--- start AVAILABLE RECORDS ---

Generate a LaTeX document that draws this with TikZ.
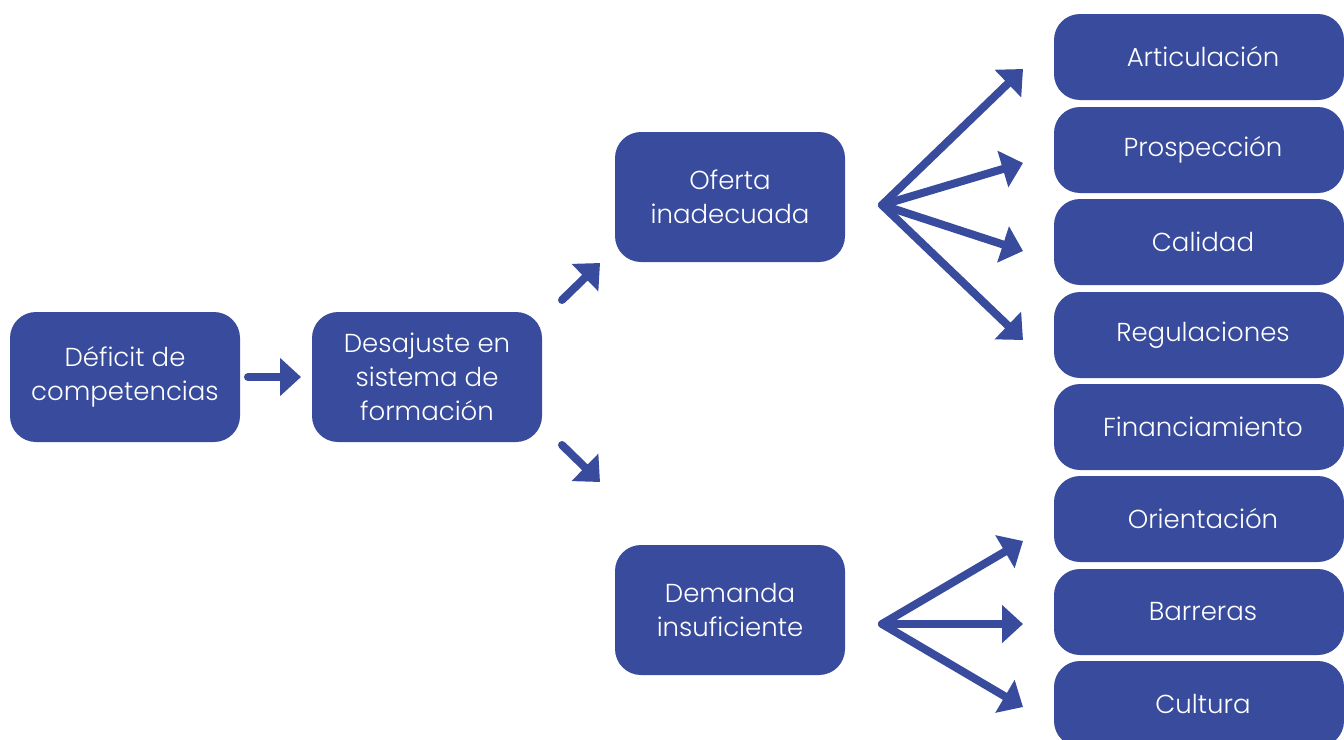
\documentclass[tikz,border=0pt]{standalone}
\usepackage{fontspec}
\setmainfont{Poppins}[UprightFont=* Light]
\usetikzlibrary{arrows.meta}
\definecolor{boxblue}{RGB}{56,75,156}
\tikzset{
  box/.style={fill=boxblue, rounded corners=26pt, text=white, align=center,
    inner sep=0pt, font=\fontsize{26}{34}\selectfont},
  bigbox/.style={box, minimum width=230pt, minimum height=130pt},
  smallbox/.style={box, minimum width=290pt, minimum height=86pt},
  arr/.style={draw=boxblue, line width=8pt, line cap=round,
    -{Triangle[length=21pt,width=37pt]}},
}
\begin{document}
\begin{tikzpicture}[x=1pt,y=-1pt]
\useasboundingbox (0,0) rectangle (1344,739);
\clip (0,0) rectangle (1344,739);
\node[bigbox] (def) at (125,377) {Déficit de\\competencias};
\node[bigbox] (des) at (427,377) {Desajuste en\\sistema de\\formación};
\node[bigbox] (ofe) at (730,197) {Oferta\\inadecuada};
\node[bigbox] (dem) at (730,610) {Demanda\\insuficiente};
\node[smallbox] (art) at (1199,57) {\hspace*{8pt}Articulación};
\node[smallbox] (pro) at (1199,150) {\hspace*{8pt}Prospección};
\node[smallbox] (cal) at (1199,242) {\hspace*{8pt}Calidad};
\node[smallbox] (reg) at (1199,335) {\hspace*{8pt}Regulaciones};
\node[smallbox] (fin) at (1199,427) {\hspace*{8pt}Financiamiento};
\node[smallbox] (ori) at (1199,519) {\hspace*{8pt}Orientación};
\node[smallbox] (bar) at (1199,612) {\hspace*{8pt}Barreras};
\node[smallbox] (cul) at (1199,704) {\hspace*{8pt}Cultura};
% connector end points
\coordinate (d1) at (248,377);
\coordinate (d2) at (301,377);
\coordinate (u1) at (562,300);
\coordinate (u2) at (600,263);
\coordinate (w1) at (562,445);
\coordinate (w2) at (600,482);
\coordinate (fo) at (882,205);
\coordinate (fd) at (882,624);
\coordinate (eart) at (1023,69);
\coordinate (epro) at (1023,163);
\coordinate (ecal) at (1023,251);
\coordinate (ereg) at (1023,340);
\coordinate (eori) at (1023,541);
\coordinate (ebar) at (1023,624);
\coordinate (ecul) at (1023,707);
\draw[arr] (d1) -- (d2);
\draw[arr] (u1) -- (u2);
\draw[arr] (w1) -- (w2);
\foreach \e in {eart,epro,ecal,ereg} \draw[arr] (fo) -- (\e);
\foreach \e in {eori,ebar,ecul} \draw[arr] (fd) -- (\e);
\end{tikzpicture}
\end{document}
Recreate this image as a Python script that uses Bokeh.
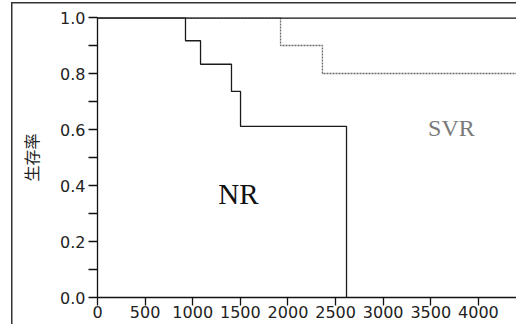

--- end AVAILABLE RECORDS ---

*WHAT THE EXERCISE ASKS*.
Without the pictures, write out every entry precisely as it appears.

*RESPONSE FOR THIS EXERCISE*.
Generate a LaTeX document that draws this with TikZ.
\documentclass[tikz,border=0pt]{standalone}
\usepackage{fontspec}
\setmainfont{Poppins}[UprightFont=* Light]
\usetikzlibrary{arrows.meta}
\definecolor{boxblue}{RGB}{56,75,156}
\tikzset{
  box/.style={fill=boxblue, rounded corners=26pt, text=white, align=center,
    inner sep=0pt, font=\fontsize{26}{34}\selectfont},
  bigbox/.style={box, minimum width=230pt, minimum height=130pt},
  smallbox/.style={box, minimum width=290pt, minimum height=86pt},
  arr/.style={draw=boxblue, line width=8pt, line cap=round,
    -{Triangle[length=21pt,width=37pt]}},
}
\begin{document}
\begin{tikzpicture}[x=1pt,y=-1pt]
\useasboundingbox (0,0) rectangle (1344,739);
\clip (0,0) rectangle (1344,739);
\node[bigbox] (def) at (125,377) {Déficit de\\competencias};
\node[bigbox] (des) at (427,377) {Desajuste en\\sistema de\\formación};
\node[bigbox] (ofe) at (730,197) {Oferta\\inadecuada};
\node[bigbox] (dem) at (730,610) {Demanda\\insuficiente};
\node[smallbox] (art) at (1199,57) {\hspace*{8pt}Articulación};
\node[smallbox] (pro) at (1199,150) {\hspace*{8pt}Prospección};
\node[smallbox] (cal) at (1199,242) {\hspace*{8pt}Calidad};
\node[smallbox] (reg) at (1199,335) {\hspace*{8pt}Regulaciones};
\node[smallbox] (fin) at (1199,427) {\hspace*{8pt}Financiamiento};
\node[smallbox] (ori) at (1199,519) {\hspace*{8pt}Orientación};
\node[smallbox] (bar) at (1199,612) {\hspace*{8pt}Barreras};
\node[smallbox] (cul) at (1199,704) {\hspace*{8pt}Cultura};
% connector end points
\coordinate (d1) at (248,377);
\coordinate (d2) at (301,377);
\coordinate (u1) at (562,300);
\coordinate (u2) at (600,263);
\coordinate (w1) at (562,445);
\coordinate (w2) at (600,482);
\coordinate (fo) at (882,205);
\coordinate (fd) at (882,624);
\coordinate (eart) at (1023,69);
\coordinate (epro) at (1023,163);
\coordinate (ecal) at (1023,251);
\coordinate (ereg) at (1023,340);
\coordinate (eori) at (1023,541);
\coordinate (ebar) at (1023,624);
\coordinate (ecul) at (1023,707);
\draw[arr] (d1) -- (d2);
\draw[arr] (u1) -- (u2);
\draw[arr] (w1) -- (w2);
\foreach \e in {eart,epro,ecal,ereg} \draw[arr] (fo) -- (\e);
\foreach \e in {eori,ebar,ecul} \draw[arr] (fd) -- (\e);
\end{tikzpicture}
\end{document}
Recreate this image as a Python script that uses Bokeh.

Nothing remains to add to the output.